By Daniel Brettig
An inconsequential one-day series between Australia and England, watched by meagre crowds in an off-peak November timeslot, has provided a chilling preview of the international cricket landscape over the next four years.
That’s because the future tours program for 2023-2027, announced in August, was the result of a devil’s bargain reluctantly struck between the International Cricket Council and the boards of the game’s richest member nations, including Australia, England and India.
A record-low crowd of 10,406 watched Australia complete a 3-0 whitewash against England with a thumping 221-run win at the MCG on Tuesday night. The previous lowest mark for a men’s one-day international featuring Australia at the MCG came in 1979 during the World Series era when 12,077 saw the hosts take on England.
It was a freezing night in Melbourne and a poor look for cricket, following crowds of 16,993 and 15,428 in Sydney and Adelaide, respectively. But there is much more limited-overs cricket without context to come.
The calendar strips away the World Cup Super League qualification system for ODI matches to allow cricket’s biggest nations to schedule bilateral cricket pretty much as they please, in return for the ICC’s introduction of more frequent global events.
Australia will play a total of 52 bilateral matches against England and India in all formats over the future tours program period, as opposed to 83 games against all other countries combined. In the longer 2018 to 2023 cycle, Australia scheduled 68 games against England and India as opposed to 106 games against the rest.
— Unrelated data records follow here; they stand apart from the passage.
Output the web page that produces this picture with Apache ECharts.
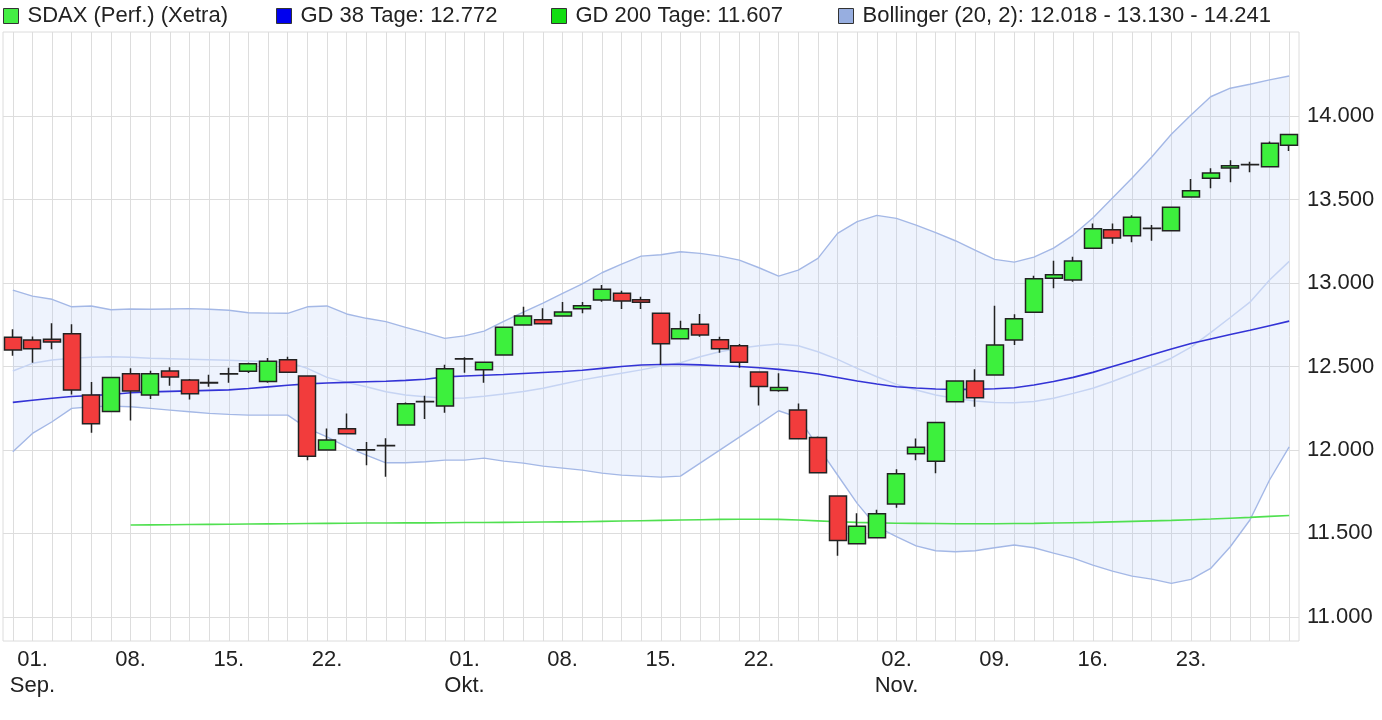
<!DOCTYPE html>
<html>
<head>
<meta charset="utf-8">
<script src="https://cdn.jsdelivr.net/npm/echarts@6/dist/echarts.min.js"></script>
<style>
html,body{margin:0;padding:0;background:#fff;}
#chart{width:1382px;height:720px;}
</style>
</head>
<body>
<div id="chart"></div>
<script>
const dates = [
'2020-08-31',
'2020-09-01','2020-09-02','2020-09-03','2020-09-04','2020-09-07','2020-09-08','2020-09-09','2020-09-10','2020-09-11',
'2020-09-14','2020-09-15','2020-09-16','2020-09-17','2020-09-18','2020-09-21','2020-09-22','2020-09-23','2020-09-24','2020-09-25',
'2020-09-28','2020-09-29','2020-09-30',
'2020-10-01','2020-10-02','2020-10-05','2020-10-06','2020-10-07','2020-10-08','2020-10-09','2020-10-12','2020-10-13','2020-10-14',
'2020-10-15','2020-10-16','2020-10-19','2020-10-20','2020-10-21','2020-10-22','2020-10-23','2020-10-26','2020-10-27','2020-10-28',
'2020-10-29','2020-10-30',
'2020-11-02','2020-11-03','2020-11-04','2020-11-05','2020-11-06','2020-11-09','2020-11-10','2020-11-11','2020-11-12','2020-11-13',
'2020-11-16','2020-11-17','2020-11-18','2020-11-19','2020-11-20','2020-11-23','2020-11-24','2020-11-25','2020-11-26','2020-11-27',
'2020-11-30'
];

const openVals = [12675,12659,12663,12697,12329,12231,12457,12329,12473,12419,
12402,12455,12471,12411,12541,12443,11999,12127,11999,12025,
12149,12289,12263,12545,12481,12569,12749,12781,12803,12846,
12899,12939,12900,12819,12667,12753,12661,12625,12467,12357,
12239,12075,11724,11438,11474,11676,11977,11932,12289,12413,
12449,12659,12825,13029,13019,13209,13320,13284,13327,13314,
13516,13628,13690,13709,13698,13826];
const closeVals = [12599,12607,12647,12359,12157,12435,12353,12457,12437,12337,
12404,12457,12517,12531,12465,11962,12059,12097,12001,12027,
12277,12291,12487,12547,12525,12735,12803,12757,12827,12864,
12963,12893,12885,12637,12727,12689,12607,12525,12381,12375,
12067,11863,11458,11542,11617,11857,12016,12165,12413,12313,
12629,12787,13026,13050,13132,13326,13270,13394,13329,13454,
13554,13660,13704,13711,13838,13890];
const lowVals = [12565,12523,12603,12333,12103,12231,12177,12305,12385,12303,
12379,12403,12461,12403,12461,11938,11995,12095,11908,11839,
12147,12185,12223,12463,12403,12567,12747,12755,12801,12819,
12888,12845,12845,12509,12665,12679,12583,12493,12267,12349,
12065,11861,11366,11436,11470,11653,11938,11861,12287,12259,
12447,12629,12823,12969,13008,13207,13236,13245,13254,13312,
13514,13568,13604,13664,13695,13792];
const highVals = [12723,12680,12759,12753,12407,12437,12489,12475,12495,12425,
12451,12493,12522,12551,12559,12445,12129,12219,12047,12070,
12285,12325,12511,12555,12529,12740,12858,12849,12887,12887,
12989,12954,12918,12821,12775,12815,12679,12635,12470,12459,
12279,12080,11726,11620,11641,11884,12069,12167,12418,12483,
12864,12813,13044,13134,13158,13358,13358,13406,13348,13458,
13624,13688,13736,13728,13848,13893];

const gd38 = [12285,12298,12310,12320,12326,12332,12343,12348,12351,12354,
12357,12360,12368,12378,12388,12396,12401,12405,12409,12412,
12417,12424,12438,12443,12448,12452,12458,12464,12470,12478,
12489,12500,12509,12512,12513,12510,12505,12500,12493,12483,
12470,12455,12434,12413,12395,12379,12371,12365,12363,12363,
12367,12373,12389,12410,12435,12465,12500,12535,12570,12605,
12638,12665,12692,12718,12745,12772];
const gd200 = [null,null,null,null,null,null,11550,11551,11552,11553,
11554,11555,11556,11557,11558,11559,11560,11561,11562,11562,
11563,11563,11564,11565,11565,11566,11567,11568,11569,11570,
11572,11574,11576,11578,11580,11582,11584,11585,11585,11584,
11580,11575,11570,11566,11563,11561,11560,11559,11558,11558,
11558,11559,11560,11562,11564,11566,11569,11572,11575,11578,
11582,11586,11591,11596,11602,11607];
const bbUpper = [12958,12922,12903,12858,12863,12840,12845,12843,12845,12847,
12843,12837,12822,12820,12819,12858,12863,12815,12789,12769,
12735,12703,12669,12684,12712,12770,12826,12880,12938,12995,
13062,13114,13162,13170,13188,13178,13162,13138,13092,13042,
13078,13148,13298,13368,13406,13388,13348,13302,13254,13198,
13142,13126,13156,13210,13288,13390,13510,13630,13756,13892,
14008,14117,14168,14192,14218,14241];
const bbMiddle = [12473,12519,12539,12549,12555,12559,12555,12549,12546,12543,
12540,12537,12533,12529,12527,12489,12435,12405,12379,12349,
12329,12319,12310,12312,12322,12335,12350,12370,12395,12420,
12440,12460,12480,12503,12523,12559,12589,12609,12625,12635,
12625,12589,12543,12489,12439,12393,12359,12329,12309,12293,
12285,12283,12290,12310,12339,12370,12410,12455,12500,12550,
12616,12703,12794,12886,13019,13130];
const bbLower = [11989,12099,12169,12249,12259,12263,12259,12249,12239,12229,
12219,12213,12209,12209,12209,12129,12079,12019,11969,11923,
11923,11929,11939,11939,11951,11933,11921,11903,11891,11879,
11861,11849,11843,11837,11843,11921,11999,12077,12155,12235,
12195,12020,11850,11680,11540,11480,11425,11396,11390,11396,
11414,11430,11414,11382,11352,11310,11274,11244,11226,11200,
11224,11290,11420,11580,11820,12018];

const tickDates = ['2020-09-01','2020-09-08','2020-09-15','2020-09-22','2020-10-01','2020-10-08','2020-10-15','2020-10-22','2020-11-02','2020-11-09','2020-11-16','2020-11-23'];
const tickTexts = ['01.\nSep.','08.','15.','22.','01.\nOkt.','08.','15.','22.','02.\nNov.','09.','16.','23.'];
const yTicks = [11000,11500,12000,12500,13000,13500,14000];

const nameSdax = 'SDAX (Perf.) (Xetra)';
const nameGd38 = 'GD 38 Tage: 12.772';
const nameGd200 = 'GD 200 Tage: 11.607';
const nameBoll = 'Bollinger (20, 2): 12.018 - 13.130 - 14.241';

const candleData = dates.map((d, i) => [openVals[i], closeVals[i], lowVals[i], highVals[i]]);
const bandWidthData = bbUpper.map((u, i) => u - bbLower[i]);

const FONT = "'Liberation Sans', Arial, sans-serif";
const chart = echarts.init(document.getElementById('chart'), null, {renderer: 'canvas'});

function legendFor(name, left, color) {
  return {
    left: left, top: 5, padding: 0, orient: 'horizontal',
    selectedMode: false,
    itemWidth: 15, itemHeight: 15, icon: 'rect',
    textStyle: {fontSize: 22, color: '#222', fontFamily: FONT, padding: [0, 0, 0, 4]},
    data: [{name: name, icon: 'rect', itemStyle: {color: color, borderColor: '#333', borderWidth: 1, opacity: 1}}]
  };
}

const option = {
  animation: false,
  backgroundColor: '#fff',
  textStyle: {fontFamily: FONT},
  legend: [
    legendFor(nameSdax, 3, '#44ee44'),
    legendFor(nameGd38, 276, '#0000ee'),
    legendFor(nameGd200, 551, '#11dd11'),
    legendFor(nameBoll, 838, '#97aee0')
  ],
  grid: {
    left: 3, right: 83, top: 32, bottom: 79,
    show: true, borderColor: '#dcdcdc', borderWidth: 1,
    containLabel: false, outerBoundsMode: 'none'
  },
  xAxis: {
    type: 'category',
    data: dates,
    boundaryGap: true,
    axisLine: {show: false},
    axisTick: {show: false, alignWithLabel: true, interval: 0},
    splitLine: {show: true, interval: 0, alignWithLabel: true, lineStyle: {color: '#dddddd', width: 1}},
    axisLabel: {
      interval: (idx, val) => tickDates.indexOf(val) >= 0,
      formatter: (val) => { const k = tickDates.indexOf(val); return k >= 0 ? tickTexts[k] : ''; },
      fontSize: 22, color: '#222', fontFamily: FONT, lineHeight: 26, margin: 6,
      align: 'center'
    }
  },
  yAxis: {
    type: 'value',
    position: 'right',
    min: 10855, max: 14505,
    scale: true,
    axisLine: {show: false},
    axisTick: {show: false, customValues: yTicks},
    splitLine: {show: true, lineStyle: {color: '#dddddd', width: 1}},
    axisLabel: {
      customValues: yTicks,
      formatter: (v) => (v / 1000).toFixed(3),
      fontSize: 22, color: '#222', fontFamily: FONT, margin: 8
    }
  },
  series: [
    {name: 'bbBase', type: 'line', z: 2, data: bbLower, stack: 'bb', symbol: 'none', silent: true,
     lineStyle: {width: 0, opacity: 0}},
    {name: 'bbFill', type: 'line', z: 2, data: bandWidthData, stack: 'bb', symbol: 'none', silent: true,
     lineStyle: {width: 0, opacity: 0}, areaStyle: {color: 'rgba(170,192,245,0.28)'}},
    {name: 'bbMid', type: 'line', z: 3, data: bbMiddle, symbol: 'none', silent: true,
     lineStyle: {color: '#c6d4f3', width: 1.5}},
    {name: nameBoll, type: 'line', z: 3, data: bbUpper, symbol: 'none', silent: true,
     itemStyle: {color: '#97aee0'}, lineStyle: {color: '#a4b8e6', width: 1.4}},
    {name: 'bbLow', type: 'line', z: 3, data: bbLower, symbol: 'none', silent: true,
     lineStyle: {color: '#a4b8e6', width: 1.4}},
    {name: nameGd200, type: 'line', z: 4, data: gd200, symbol: 'none', silent: true,
     itemStyle: {color: '#11dd11'}, lineStyle: {color: '#50e050', width: 1.6}},
    {name: nameGd38, type: 'line', z: 4, data: gd38, symbol: 'none', silent: true,
     itemStyle: {color: '#0000ee'}, lineStyle: {color: '#3333d6', width: 1.6}},
    {name: nameSdax, type: 'candlestick', z: 6, data: candleData, barWidth: 17.5,
     itemStyle: {color: '#3df03d', color0: '#f23c3c', borderColor: '#222', borderColor0: '#222', borderWidth: 1.5, opacity: 1}}
  ]
};
chart.setOption(option);
</script>
</body>
</html>
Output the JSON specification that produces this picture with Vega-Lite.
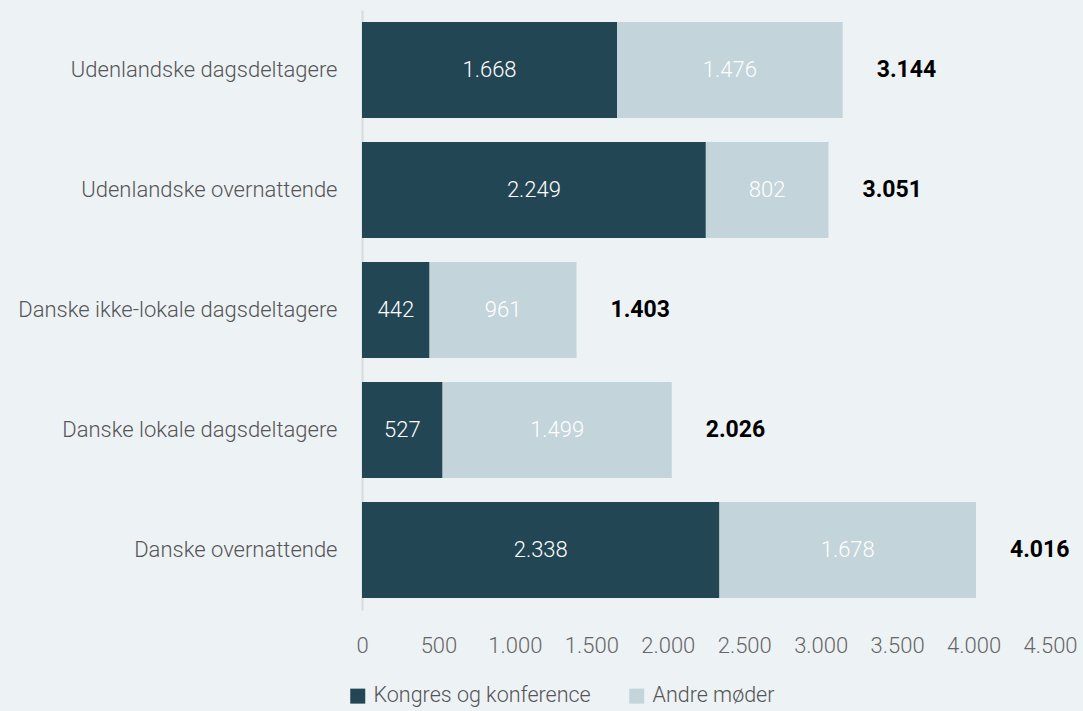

Calculated as days of content, the unevenness becomes clearer: 132 days of red and white-ball cricket (about 46 per cent of the total) against England and India, and 158 days versus the rest of the world.
At the recent ICC meetings around the T20 World Cup final in Melbourne, Zimbabwe Cricket’s chair Tavengwa Mukuhlani briefly challenged the re-election of Greg Barclay, partly on the basis that someone needed to speak up for smaller nations who had gleaned so little international cricket from the FTP.
Senior cricket sources have told The Age and The Sydney Morning Herald the insistence of the former ICC chief executive, Manu Sawhney, that more global events be added to the fixture served to widen a chasm between rich and poor nations.
The calendar of World Cups and Champions Trophy events that reaped a US$3 billion broadcast deal with Disney Star resulted in the richer boards pressing for greater freedom around those tournaments, meaning a forthcoming glut of matches without context.
Test matches, which are now part of a world championship cycle, are less of an issue than the carpet of white ball games that, without the context of a World Cup, are sinking in public esteem and willingness to pay for them.
England’s white ball captain, Jos Buttler, could not have been clearer in his views. Neither the increasing frequency of global events, nor the looming influx of series without greater meaning, enthused him.
“Just to take care of it, find a way to keep it all relevant,” Buttler told the BBC about his message to administrators. “Maybe the ICC tournaments should be a little bit more spread out: it gives you a little bit more time to prepare and it makes them probably a bit more special when they do come around as well.
“The landscape of cricket has changed dramatically over the last few years, and we’re in a different time. Lots of people are talking about how you keep bilateral cricket relevant and I think this series is a good example of how probably not to do it.
“I feel a bit for the players, to be honest - the ones who are young and coming into the game at the moment. You want to play all formats and I don’t think the schedule really gives you that chance at the minute.”
That schedule, however, is locked into place until 2027. Players already being courted by a growing number of well-financed Twenty20 franchise leagues are going to find it harder and harder to put national commitments first - even when they do mean something.